A Grécia, berço mátrio da civilização ocidental, há muito que parece
estar de pernas quebradas.
“Os cortes também têm afetado a Cultura na Grécia, país que em 2013 terá
seu sexto ano consecutivo de contração da economia e hoje sobrevive graças aos
recursos do FMI e da UE. Em apenas um ano, o Ministério da Cultura grego viu
seu orçamento ser reduzido pela metade (...) Além de afetar dezenas de grupos
artísticos, o corte ainda coloca em risco os projetos de manutenção de locais
arqueológicos do país, uma verdadeira mina de ouro para atrair o turismo.” (Idem)
Enquanto o Brasil se torna exemplo de país em desenvolvimento com a sola
dos pés na porta de entrada do primeiro mundo bem sucedido, convive com uma
incerteza estatística sobre os números de pobres e miseráveis nacionais, com
índices de analfabetismo que parecem não dar o braço a torcer e com histórico
de acesso cultural efetivo ao pequeno burguês. A cultura européia encolhida não
nos afeta, nem de fato ou de direito à reclamação.

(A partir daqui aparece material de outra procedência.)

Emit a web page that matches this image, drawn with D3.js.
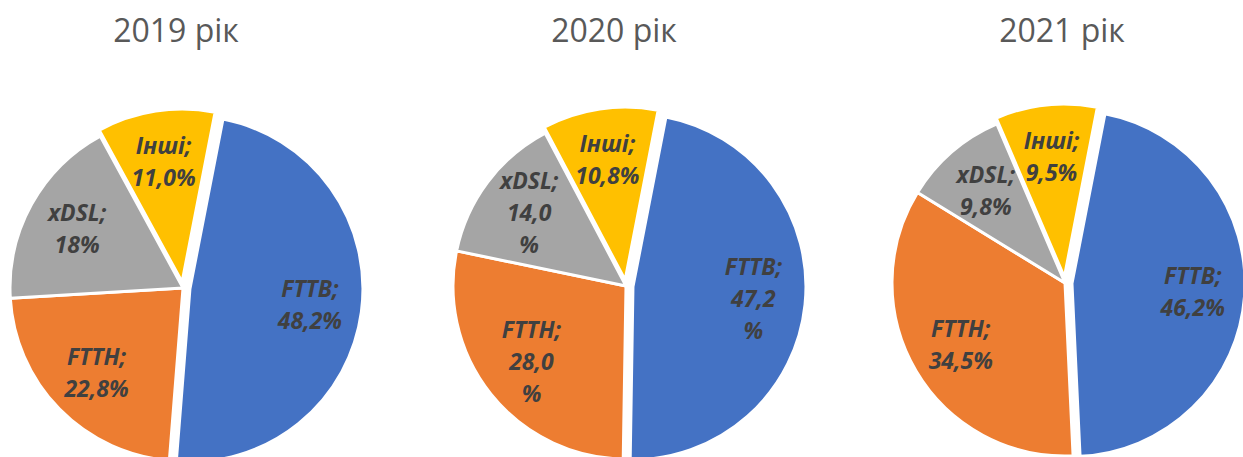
<!DOCTYPE html>
<html>
<head>
<meta charset="utf-8">
<script src="https://cdn.jsdelivr.net/npm/d3@7"></script>
<style>
  html, body { margin: 0; padding: 0; background: #fff; }
  svg { display: block; }
</style>
</head>
<body>
<div id="chart"></div>
<script>
// data
var years = ["2019 рік", "2020 рік", "2021 рік"];
var categories = ["FTTB", "FTTH", "xDSL", "Інші"];
var colors = ["#4472c4", "#ed7d31", "#a5a5a5", "#ffc000"];

var values2019 = [48.2, 22.8, 18, 11.0];
var values2020 = [47.2, 28.0, 14.0, 10.8];
var values2021 = [46.2, 34.5, 9.8, 9.5];

var labels2019 = ["48,2%", "22,8%", "18%", "11,0%"];
var labels2020 = ["47,2%", "28,0%", "14,0%", "10,8%"];
var labels2021 = ["46,2%", "34,5%", "9,8%", "9,5%"];

// in 2020 Excel wrapped the % sign onto its own line for these
var splitPct2020 = ["FTTB", "FTTH", "xDSL"];

var width = 1243,
  height = 457;

var svg = d3
  .select("#chart")
  .append("svg")
  .attr("width", width)
  .attr("height", height);

// layout
var centers = [
  { x: 183, y: 288 },
  { x: 626, y: 286 },
  { x: 1065, y: 283 }
];
var titleX = [176, 614, 1062];
var radius = 173;
var explode = { FTTB: 7, "Інші": 6 };

var pie = d3
  .pie()
  .sort(null)
  .startAngle((11 * Math.PI) / 180)
  .endAngle((11 * Math.PI) / 180 + 2 * Math.PI);

var arc = d3.arc().innerRadius(0).outerRadius(radius);
var labelArc = d3
  .arc()
  .innerRadius(radius * 0.7)
  .outerRadius(radius * 0.7);

var datasets = [
  { values: values2019, labels: labels2019, split: [] },
  { values: values2020, labels: labels2020, split: splitPct2020 },
  { values: values2021, labels: labels2021, split: [] }
];

datasets.forEach(function (ds, i) {
  // title
  svg
    .append("text")
    .attr("x", titleX[i])
    .attr("y", 42)
    .attr("text-anchor", "middle")
    .style("font-family", "'Open Sans', sans-serif")
    .style("font-size", "32px")
    .style("fill", "#595959")
    .text(years[i]);

  var g = svg
    .append("g")
    .attr("transform", "translate(" + centers[i].x + "," + centers[i].y + ")");

  var arcs = pie(ds.values).map(function (d, j) {
    d.cat = categories[j];
    d.label = ds.labels[j];
    var off = explode[d.cat] || 0;
    var mid = (d.startAngle + d.endAngle) / 2;
    d.dx = Math.sin(mid) * off;
    d.dy = -Math.cos(mid) * off;
    return d;
  });

  var slice = g
    .selectAll(".slice")
    .data(arcs)
    .enter()
    .append("g")
    .attr("class", "slice")
    .attr("transform", function (d) {
      return "translate(" + d.dx + "," + d.dy + ")";
    });

  slice
    .append("path")
    .attr("d", arc)
    .attr("fill", function (d, j) {
      return colors[j];
    })
    .attr("stroke", "#fff")
    .attr("stroke-width", 3)
    .attr("stroke-linejoin", "round");

  // labels
  slice.each(function (d) {
    var lines;
    if (ds.split.indexOf(d.cat) >= 0) {
      lines = [d.cat + ";", d.label.replace("%", ""), "%"];
    } else {
      lines = [d.cat + ";", d.label];
    }
    var c = labelArc.centroid(d);
    var lh = 32;
    var t = d3
      .select(this)
      .append("text")
      .attr("text-anchor", "middle")
      .style("font-family", "'Open Sans', sans-serif")
      .style("font-size", "23px")
      .style("font-weight", "bold")
      .style("font-style", "italic")
      .style("fill", "#404040");
    lines.forEach(function (ln, k) {
      t.append("tspan")
        .attr("x", c[0])
        .attr("y", c[1] + (k - (lines.length - 1) / 2) * lh + 8)
        .text(ln);
    });
  });
});
</script>
</body>
</html>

“Nem na Itália, um dos pilares do desenvolvimento cultural do Ocidente, o
setor foi poupado. O prestigioso Teatro Scala, em Milão, soma uma dívida de 7
milhões e os cortes já começaram para fazer frente a essa situação (...) No
caso da Holanda, país que tem uma das taxas de desemprego mais baixas da
Europa, o governo anunciou o corte de US$ 265 milhões no orçamento para a
Cultura, uma redução de 25% em 2013 (...) Na Alemanha, a Südwestrundfunk,
a tevê e rádio regional de maior prestígio, será obrigada a reduzir seus gastos
em 166 milhões. Para tapar o buraco em suas contas, a proposta votada e
aprovada pelo conselho da empresa é a de fundir as duas orquestras financiadas
pela emissora: a Radio Sinfonieorchester Stuttgart e a Sinfonieorchester, ambas
fundadas em 1946.” (Idem)
Nossa cultura é + de sobreviver como puder. Não havendo investimento ou
políticas públicas eficientes, dá-se um jeito. Prioridade é sobreviver bem,
seja sem investimentos culturais reais e não passar batido em província
acostumada aos truques, esperteza política da pecha de Macunaíma.
A união européia encontrará seu caminho de sobreviver mesmo com
políticas públicas de cultura encolhidas. Não se tornou velho mundo à toa.